I spent last night discussing the election. Who with and where does not matter.
What I argued (amongst other things) was something I have said many times before. This is that contrary to perceived wisdom elections do not really come down to the economy, but to something much more primal than that, which is freedom from fear.
What people want most from politicians is not the promise of economic nirvana, because they know that won't be delivered (whatever is said). What they want instead is a deep seated sense of security.
They want a home, and a chance to build a place in a community.
They want an education for their children which delivers the skills they need and the chance of equipping them for life. They don't want that disrupted by having to move.
They want security nationally, of course, but much more importantly they want security at the local level. This is not just physical security for them and their property; it is the protection of their right to be the person they are.
They want work. Most do not have unreasonable expectations as to pay or conditions, but equally they hate the idea of being exploited.
They want to know when things go wrong they won't face ruin, whether that be because of ill health or economic or social misfortune for them or their family.
They need to know that if they live to an old age it will be in dignity.
And they want to be able to pass a better world, and a sustainable world, to their children.

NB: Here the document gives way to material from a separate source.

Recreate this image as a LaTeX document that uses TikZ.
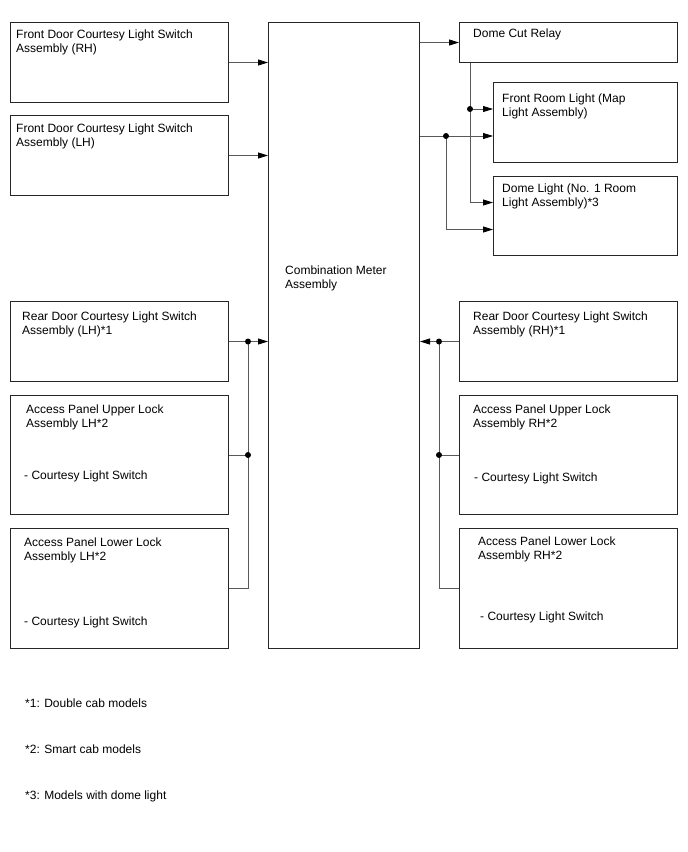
\documentclass[tikz,border=0pt]{standalone}
\usepackage{fontspec}
\setmainfont{Liberation Sans}
\usetikzlibrary{arrows.meta}
\begin{document}
\begin{tikzpicture}[x=1pt,y=-1pt,
  box/.style={draw=black!85,line width=1pt,inner sep=0,anchor=north west},
  txt/.style={anchor=north west,inner sep=0,align=left,font=\fontsize{12}{14}\selectfont},
  wire/.style={draw=black!65,line width=0.8pt},
  arr/.style={wire,-{Triangle[length=10pt,width=6pt,color=black]}},
  jdot/.style={circle,fill=black,inner sep=0,minimum size=6pt}]
\useasboundingbox (0,0) rectangle (688,852);
\newcommand\mybox[5]{\node[box,minimum width=#4,minimum height=#5] (#1) at (#2,#3) {};}
% boxes
\mybox{fdrh}{10}{22}{218}{80}
\mybox{fdlh}{10}{115}{218}{80}
\mybox{comb}{268}{22}{151}{626}
\mybox{relay}{459}{22}{218}{40}
\mybox{front}{493}{82}{184}{80}
\mybox{dome}{493}{176}{184}{79}
\mybox{rdlh}{10}{301}{218}{80}
\mybox{aulh}{10}{395}{218}{119}
\mybox{allh}{10}{528}{218}{120}
\mybox{rdrh}{459}{301}{218}{80}
\mybox{aurh}{459}{395}{218}{119}
\mybox{alrh}{459}{528}{218}{120}
% texts
\node[txt] (tfdrh) at (16,30) {Front Door Courtesy Light Switch\\Assembly (RH)};
\node[txt] (tfdlh) at (16,124) {Front Door Courtesy Light Switch\\Assembly (LH)};
\node[txt] (tcomb) at (285,266) {Combination Meter\\Assembly};
\node[txt] (trelay) at (473,29) {Dome Cut Relay};
\node[txt] (tfront) at (502,94) {Front Room Light (Map\\Light Assembly)};
\node[txt] (tdome) at (502,184) {Dome Light (No. 1 Room\\Light Assembly)*3};
\node[txt] (trdlh) at (22,312) {Rear Door Courtesy Light Switch\\Assembly (LH)*1};
\node[txt] (taulh) at (26,405) {Access Panel Upper Lock\\Assembly LH*2};
\node[txt] (taulhs) at (24,471) {- Courtesy Light Switch};
\node[txt] (tallh) at (24,538) {Access Panel Lower Lock\\Assembly LH*2};
\node[txt] (tallhs) at (24,617) {- Courtesy Light Switch};
\node[txt] (trdrh) at (473,312) {Rear Door Courtesy Light Switch\\Assembly (RH)*1};
\node[txt] (taurh) at (473,405) {Access Panel Upper Lock\\Assembly RH*2};
\node[txt] (taurhs) at (474,473) {- Courtesy Light Switch};
\node[txt] (talrh) at (478,537) {Access Panel Lower Lock\\Assembly RH*2};
\node[txt] (talrhs) at (480,612) {- Courtesy Light Switch};
\node[txt] (fn1) at (25,699) {*1: Double cab models};
\node[txt] (fn2) at (25,745) {*2: Smart cab models};
\node[txt] (fn3) at (25,791) {*3: Models with dome light};
% helper coordinates
\coordinate (jl) at (248,0);
\coordinate (jr) at (439,0);
\coordinate (jv) at (470,0);
\coordinate (jc) at (446,0);
\coordinate (fr1) at ([yshift=13.5pt]front.west);
\coordinate (fr2) at ([yshift=-13.5pt]front.west);
\coordinate (dl1) at ([yshift=13.5pt]dome.west);
\coordinate (dl2) at ([yshift=-13.5pt]dome.west);
% left connectors
\draw[arr] (fdrh.east) -- (fdrh.east -| comb.west);
\draw[arr] (fdlh.east) -- (fdlh.east -| comb.west);
\draw[arr] (rdlh.east) -- (rdlh.east -| comb.west);
\draw[wire] (rdlh.east -| jl) |- (allh.east);
\draw[wire] (aulh.east) -- (aulh.east -| jl);
\node[jdot] (dl_a) at (rdlh.east -| jl) {};
\node[jdot] (dl_b) at (aulh.east -| jl) {};
% right connectors
\draw[arr] (rdrh.west) -- (rdrh.west -| comb.east);
\draw[wire] (rdrh.west -| jr) |- (alrh.west);
\draw[wire] (aurh.west) -- (aurh.west -| jr);
\node[jdot] (dr_a) at (rdrh.west -| jr) {};
\node[jdot] (dr_b) at (aurh.west -| jr) {};
% top right
\draw[arr] (relay.west -| comb.east) -- (relay.west);
\draw[arr] (relay.south -| jv) |- (dl1);
\draw[arr] (fr1 -| jv) -- (fr1);
\node[jdot] (dt_a) at (fr1 -| jv) {};
\draw[arr] (fr2 -| comb.east) -- (fr2);
\draw[arr] (fr2 -| jc) |- (dl2);
\node[jdot] (dt_b) at (fr2 -| jc) {};
\end{tikzpicture}
\end{document}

These issues are what people worry about. It is why they lie awake at night. They are the things that they know they cannot always control. And so it is what they want politicians to deliver for them for precisely that reason. It is this fear that creates the fundamental dividing line between private and pubic concern, between necessary personal control of individual destiny and the appropriateness of state action.
Politicians have forgotten these facts, by and large. There is good reason. Most politicians are more immune from these fears than the average person. They have greater security than most so these issues do not seem as important them as they are to most other people. That is why politicians prioritise economic narratives of choice when they should realise that most people know these choices are either not available to them or do not address their real issues of concern. That is precisely why so many people say politicians don't understand them.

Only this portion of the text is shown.